Joana Bonet
El ejercicio consiste en interponer una media distancia entre usted y los anuncios de turrones o embutidos igual que se hace con la lotería: sabemos que difícilmente nos tocará, pero compramos unos décimos porque “y si…”. Ya sabe, el condicional es la sal de la vida. Cuando en la tele anuncien perfumes prometiendo un irresistible atractivo, no desconfíe del todo, pues en Navidad la palabra inspiración se escribe con purpurina. Nos quejamos del derroche de cursilería y pensamos que nos tratan como a niños faltos de cariño, pero admitamos que ser adultos al cien por cien 24/7 resulta una auténtica tortura. Robarles un poco de ingenuidad a hijos, sobrinos o nietos es imprescindible a fin de digerir el azucarado menú.

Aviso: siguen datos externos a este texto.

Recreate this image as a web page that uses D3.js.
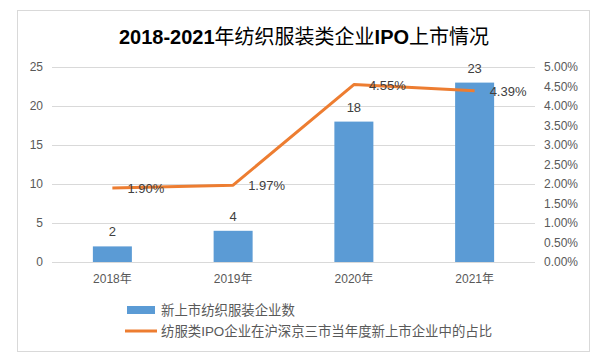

Mientras las empresas del Ibex nos desean felicidad como si les importáramos más que un comino, pensamos lo mucho que nos ha costado madurar. Hemos atravesado estaciones de paso y atrapado vuelos de enlace con cierto gusto por la provisionalidad. Ese ir de aquí para allá, física y mentalmente, se reviste de una fuerza magnética gracias al modo condicional. ¿Y si hubiera algo mejor esperándonos? ¿Y si nuestros deseos estuvieran tatuados en una esquina del destino? Entonces, entre las cajas de mazapán y guirlache, emergerá el espíritu anti-Mozart, que nos dirá que no, que no hay nada verdadero, solo renglones torcidos de cinismo.
Mozart, a pesar de ser hijo de la pareja más bella de Salzburgo, salió escuálido, pero lo describen bondadoso y atento, un genio que se transformaba al piano. Busco información sobre la expresión anti-Mozart, que repite el protagonista de la recomendable serie Nada (Disney), y doy con un portentoso autor de vida azarosa: Alberto Laiseca, autor de Los Sorias, una monumental novela de 1.300 páginas. Ricardo Piglia la consideraba la mejor novela que se ha escrito en Argentina desde Los siete locos, de Roberto Arlt. Huérfano de madre, Laiseca confesaba que el maltrato de su padre lo empujó a los libros. El fantasma de la ópera le abrió el hambre y se puso a escribir “realismo delirante”. Borges se negó a leer uno de sus relatos, Matando enanos a garrotazos, por el mal gusto de elegir el gerundio.
Laiseca llevó durante trece años su manuscrito –que reescribió cuatro veces– en una bolsa de supermercado. En una ocasión, un ladronzuelo se la intentó robar, pero él forcejeó a tiempo y la salvó. Profesor de talleres literarios, una de sus perlas afirma: “Solo está vivo lo que es exagerado”. Fue un escritor de culto que dejó de serlo al aparecer en una serie televisiva de cuentos de terror. En el plató no se despegaba del cigarro bajo un ventilador de techo. Laiseca afirmaba combatir al anti-Mozart, siguiendo la idea de que Mozart es el bien absoluto, “pero el enemigo del bien no es el mal, sino el antibien”.
Indago a mi alrededor sobre los anti-Mozart, y mi amigo Ignacio me recuerda una anécdota revelada por Simon Leys en que se interroga acerca de la búsqueda de la fealdad, o del terror de la belleza. Contaba que en una cafetería, de repente, sonó el piano del compositor de Salzburgo y todo el mundo se mostró incómodo, paralizado. La gente dejó de hablar y un poso de disgusto planeaba sobre la barra y las mesas hasta que alguien cambió el dial. Enseguida regresó el ruido. Los presentes volvieron a ser los de antes, se relajaron y reanudaron sus conversaciones. En su acto evidenciaban que Mozart actuaba como una especie de agente distorsionador. Porque la belleza nos interpela y al tiempo nos aísla, pero lo fatal es perdérsela. Feliz Navidad.